Series I, Personal Papers, contains the scrapbooks mentioned above, sketches, flyers, lists, notes, some correspondence and Salama's death certificate.  The arrangement, roughly chronological, is a little unusual, in that the first box consists of the original and Xeroxed pages of the collection's two scrapbooks.  That is because these scrapbooks reveal more about Salama than any of the other materials here: that he was obviously a sophisticated man, who spoke three languages (Russian, English and French) fluently and could read German and Italian, was well traveled, and had a great curiosity about politics, the entertainment world, religion and science.  The second scrapbook is devoted exclusively to his travels with La Chauve Souris to England and South Africa in 1932-34.  The remaining folders in this series deal with him as a performer and creator (i.e.: the folders of sketches) and teacher.  There is one folder about Salamovka.

Series II, Music Materials, is by far the larger series.  Subseries A, Original Compositions and Arrangements, consists of sheet music, scores, notations and notes, "blue prints" (reproductions of handwritten sheet music on tissuelike paper) and the master prints (some in white on black), 3" x 5" index cards, and a cassette tape.  This subseries contains certainly several hundred of Salama's works, which date from 1918 to approximately 1949.  There is no reason to suppose that he did not continue to compose and arrange after that.

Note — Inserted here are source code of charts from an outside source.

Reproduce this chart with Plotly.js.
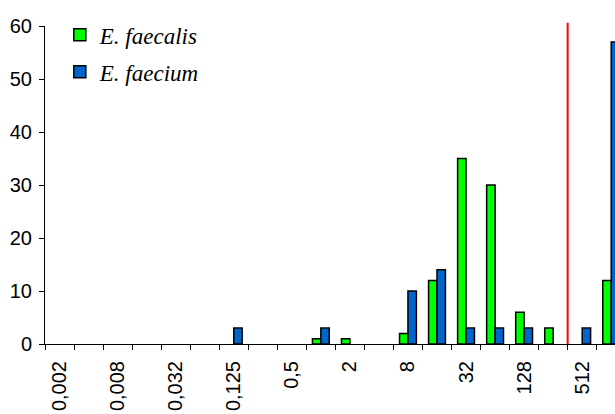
<!DOCTYPE html>
<html>
<head>
<meta charset="utf-8">
<script src="https://cdn.plot.ly/plotly-3.0.1.min.js"></script>
<style>html,body{margin:0;padding:0;background:#fff;}#chart{width:615px;height:414px;}</style>
</head>
<body>
<div id="chart"></div>
<script>
const categories = ["0,002","0,004","0,008","0,016","0,032","0,064","0,125","0,25","0,5","1","2","4","8","16","32","64","128","256","512","1024"];
const faecalis = [0,0,0,0,0,0,0,0,0,1,1,0,2,12,35,30,6,3,0,12];
const faecium  = [0,0,0,0,0,0,3,0,0,3,0,0,10,14,3,3,3,0,3,57];
const seriesNames = ["E. faecalis","E. faecium"];
const breakpointIndex = 17.5;

const idx = categories.map((c,i)=>i);
const shownIdx = idx.filter(i => i % 2 === 0);
const shownText = shownIdx.map(i => categories[i]);
const hideZero = v => (v === 0 ? null : v);

const traces = [
  {type:'bar', x: idx, y: faecalis.map(hideZero), name: seriesNames[0], legendgroup:'a',
   marker:{color:'#00FF00', line:{color:'#000', width:1.5}}},
  {type:'bar', x: idx, y: faecium.map(hideZero), name: seriesNames[1], legendgroup:'b',
   marker:{color:'#0066CC', line:{color:'#000', width:1.5}}}
];

const layout = {
  width:615, height:414,
  margin:{l:45, r:0, t:26, b:70, pad:0},
  paper_bgcolor:'#fff', plot_bgcolor:'#fff',
  barmode:'group', bargap:0.42, bargroupgap:0,
  font:{family:'"Liberation Sans", Arial, sans-serif', size:20, color:'#000'},
  showlegend:true,
  legend:{x:0.026, y:1.04, xanchor:'left', yanchor:'top', bgcolor:'rgba(0,0,0,0)',
          font:{family:'"Liberation Serif", "Times New Roman", serif', size:23, style:'italic', color:'#000'},
          tracegroupgap:4, itemwidth:30},
  xaxis:{type:'linear', range:[-0.5, 19.13], showgrid:false, zeroline:false,
         showline:true, linecolor:'#000', linewidth:1,
         tickmode:'array', tickvals: shownIdx, ticktext: shownText, tickangle:-90,
         ticks:'', tickfont:{size:20}, ticklabelstandoff:8,
         minor:{tick0:-0.5, dtick:1, ticks:'outside', ticklen:5, tickcolor:'#000', tickwidth:1, showgrid:false}},
  yaxis:{range:[0,60], dtick:10, showgrid:false, zeroline:false,
         showline:true, linecolor:'#000', linewidth:1,
         ticks:'outside', ticklen:5, tickcolor:'#000', tickfont:{size:20}, ticklabelstandoff:3},
  shapes:[{type:'line', xref:'x', yref:'paper', x0:breakpointIndex, x1:breakpointIndex, y0:0, y1:1.01,
           line:{color:'#FF0000', width:2}}]
};

Plotly.newPlot('chart', traces, layout, {displayModeBar:false, staticPlot:true});
</script>
</body>
</html>
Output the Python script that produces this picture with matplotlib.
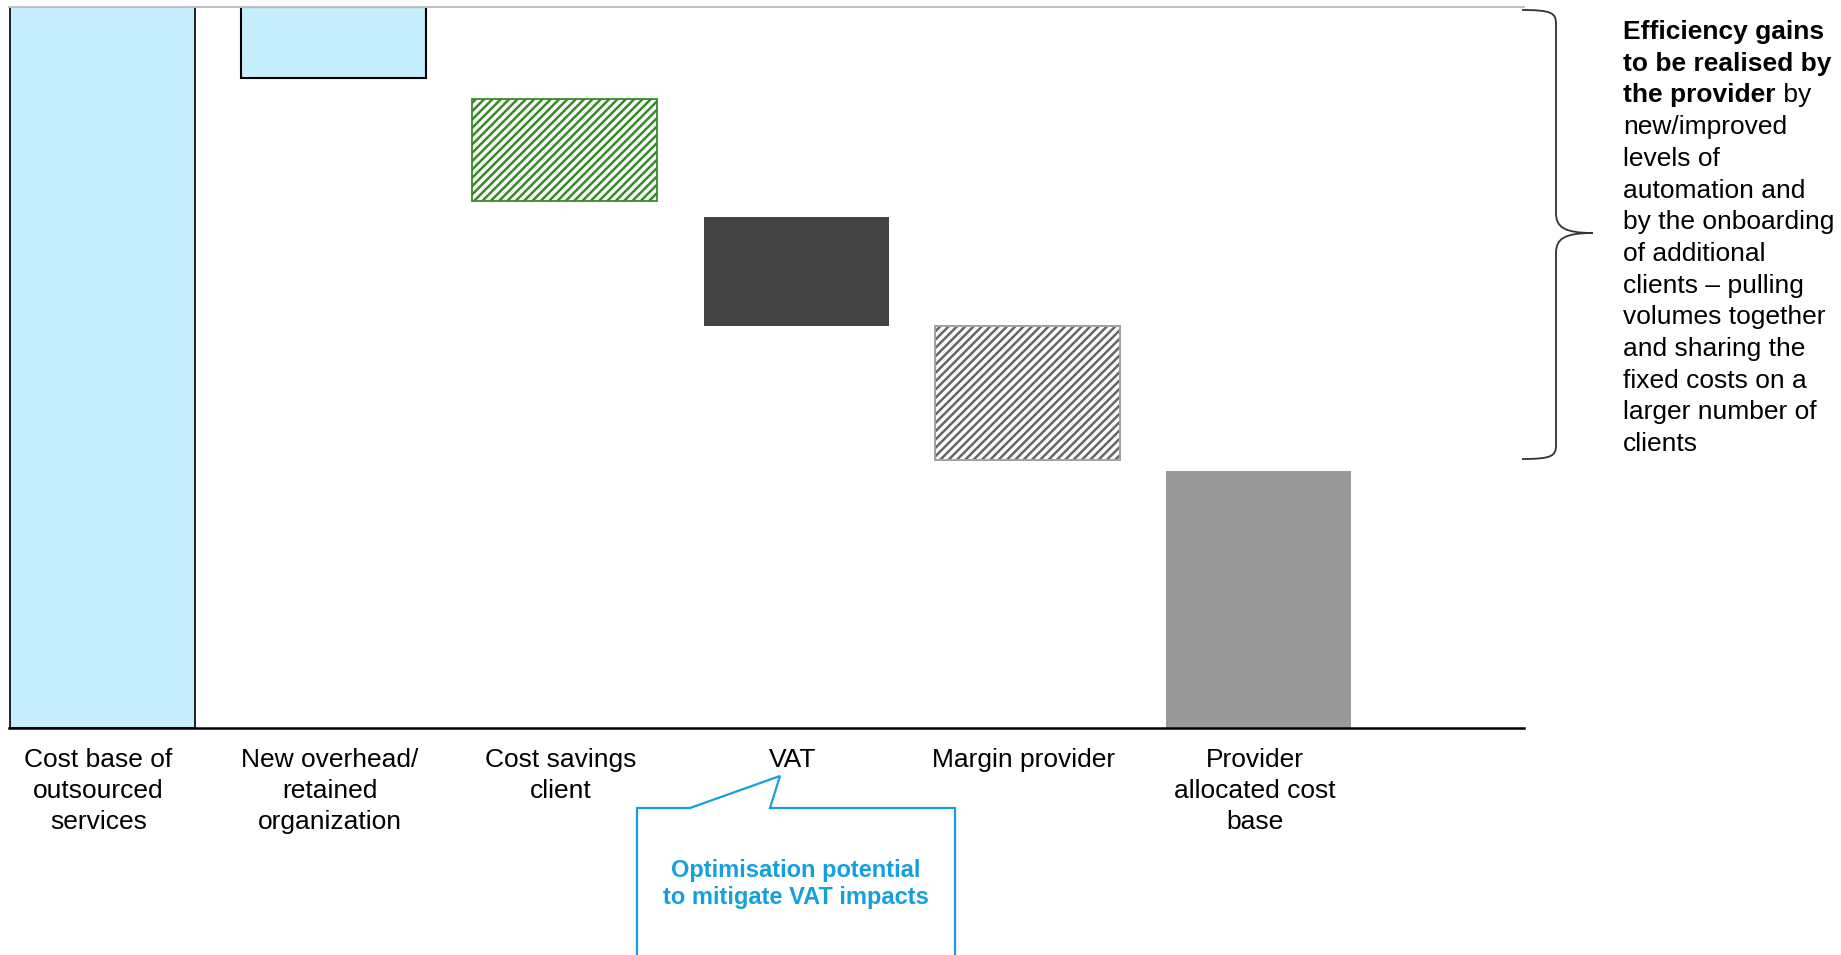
import matplotlib
matplotlib.use("Agg")
import matplotlib.pyplot as plt
from matplotlib.path import Path
from matplotlib.patches import PathPatch
import matplotlib.transforms as mtransforms
import numpy as np

plt.rcParams['font.family'] = ['Liberation Sans', 'DejaVu Sans']
plt.rcParams['hatch.linewidth'] = 1.8

# Waterfall segments (share of the outsourced cost base)
categories = ["Cost base of\noutsourced\nservices",
              "New overhead/\nretained\norganization",
              "Cost savings\nclient",
              "VAT",
              "Margin provider",
              "Provider\nallocated cost\nbase"]
bar_top = [100.0, 100.0, 87.2, 70.9, 55.8, 35.6]
bar_bottom = [0.0, 90.15, 73.1, 55.8, 37.2, 0.0]

note_bold = ["Efficiency gains", "to be realised by", "the provider"]
note_rest = [" by", "new/improved", "levels of", "automation and",
             "by the onboarding", "of additional", "clients \u2013 pulling",
             "volumes together", "and sharing the", "fixed costs on a",
             "larger number of", "clients"]
callout_text = "Optimisation potential\nto mitigate VAT impacts"

W, H = 1841, 955
fig = plt.figure(figsize=(W / 100, H / 100), dpi=100)

ax_l, ax_r, ax_t, ax_b = 9, 1524, 7, 728
ax = fig.add_axes([ax_l / W, (H - ax_b) / H, (ax_r - ax_l) / W, (ax_b - ax_t) / H])

x = np.arange(len(categories))
heights = np.array(bar_top) - np.array(bar_bottom)
bw = 0.8
light_blue = "#c6eefc"
green = "#388a28"

ax.bar(x[0], heights[0], bottom=bar_bottom[0], width=bw, color=light_blue,
       edgecolor="black", linewidth=1.2, zorder=2)
ax.bar(x[1], heights[1], bottom=bar_bottom[1], width=bw, color=light_blue,
       edgecolor="black", linewidth=1.5, zorder=2)
ax.bar(x[2], heights[2], bottom=bar_bottom[2], width=bw, color="white",
       edgecolor=green, hatch="////", linewidth=1.3, zorder=2)
ax.bar(x[3], heights[3], bottom=bar_bottom[3], width=bw, color="#444444",
       linewidth=0, zorder=2)
ax.bar(x[4], heights[4], bottom=bar_bottom[4], width=bw, color="white",
       edgecolor="#666666", hatch="////", linewidth=0, zorder=2)
ax.bar(x[4], heights[4], bottom=bar_bottom[4], width=bw, fill=False,
       edgecolor="#a0a0a0", linewidth=1.4, zorder=3)
ax.bar(x[5], heights[5], bottom=bar_bottom[5], width=bw, color="#999999",
       linewidth=0, zorder=2)

ax.set_xlim((ax_l - 102.5) / 231.2, (ax_r - 102.5) / 231.2)
ax.set_ylim(0, 100)
ax.set_yticks([])
ax.set_xticks(x)
ax.set_xticklabels(categories, fontsize=19, linespacing=1.37)
ax.tick_params(axis='x', length=0, pad=14.5)
shift = mtransforms.ScaledTranslation(-4 / 100, 0, fig.dpi_scale_trans)
for lab in ax.get_xticklabels():
    lab.set_transform(lab.get_transform() + shift)
for s in ("left", "right"):
    ax.spines[s].set_visible(False)
ax.spines["top"].set_color("#c0c0c0")
ax.spines["top"].set_linewidth(1.4)
ax.spines["bottom"].set_color("black")
ax.spines["bottom"].set_linewidth(1.8)
ax.patch.set_alpha(0)

# curly brace spanning the provider efficiency segments (figure pixels, y from top)
def fp(px, py):
    return (px, H - py)

bx0, bx1, btip = 1522, 1556, 1593
by0, bym, by1 = 10, 233, 459
verts = [fp(bx0, by0),
         fp(bx1 - 4, by0), fp(bx1, by0 + 3), fp(bx1, by0 + 14),
         fp(bx1, bym - 20),
         fp(bx1, bym - 6), fp(bx1 + 8, bym), fp(btip, bym),
         fp(bx1 + 8, bym), fp(bx1, bym + 6), fp(bx1, bym + 20),
         fp(bx1, by1 - 14),
         fp(bx1, by1 - 3), fp(bx1 - 4, by1), fp(bx0, by1)]
codes = [Path.MOVETO,
         Path.CURVE4, Path.CURVE4, Path.CURVE4,
         Path.LINETO,
         Path.CURVE4, Path.CURVE4, Path.CURVE4,
         Path.CURVE4, Path.CURVE4, Path.CURVE4,
         Path.LINETO,
         Path.CURVE4, Path.CURVE4, Path.CURVE4]
brace = PathPatch(Path(verts, codes), transform=None, fill=False,
                  edgecolor="#333333", linewidth=1.3)
fig.add_artist(brace)

# explanatory note beside the brace
tx, ty0, dy = 1623, 32, 31.7
fig.canvas.draw()
renderer = fig.canvas.get_renderer()
for i, line in enumerate(note_bold):
    t = fig.text(tx / W, (H - (ty0 + i * dy)) / H, line, fontsize=19,
                 fontweight="bold", va="center", ha="left")
last = t
bb = last.get_window_extent(renderer)
fig.text(bb.x1 / W, (H - (ty0 + 2 * dy)) / H, note_rest[0], fontsize=19,
         va="center", ha="left")
for j, line in enumerate(note_rest[1:]):
    fig.text(tx / W, (H - (ty0 + (3 + j) * dy)) / H, line, fontsize=19,
             va="center", ha="left")

# speech-bubble callout pointing at the VAT label
blue = "#14a0dc"
cverts = [fp(637, 1010), fp(637, 808), fp(690, 808), fp(780, 776),
          fp(770, 808), fp(955, 808), fp(955, 1010)]
callout = PathPatch(Path(cverts), transform=None, fill=False,
                    edgecolor=blue, linewidth=1.6, joinstyle="miter")
fig.add_artist(callout)
fig.text(796 / W, (H - 884) / H, callout_text, fontsize=17, fontweight="bold",
         color=blue, ha="center", va="center", linespacing=1.18)

fig.savefig("out.png", dpi=100)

Materials that could be dated in the roughest fashion are in boxes 2 and 3.  Most of the music in boxes 4, 5 and 6 is not easily dated, although Salama had organized much of it either by the Russian alphabet or by opus number.  His original arrangements have been maintained here, and seem to correspond to some of the index lists in the folder in box 6, or on the 3" x 5" cards in box 7.  The subseries ends with nine folders of "'blue prints," the indexes and the interview with Virginia Bartow on cassette tape.

Subseries B, Other Printed Material, consists of two folders of commercial sheet music and scores by other composers.

The box list of the register of the papers of Andrew Salama is four pages long.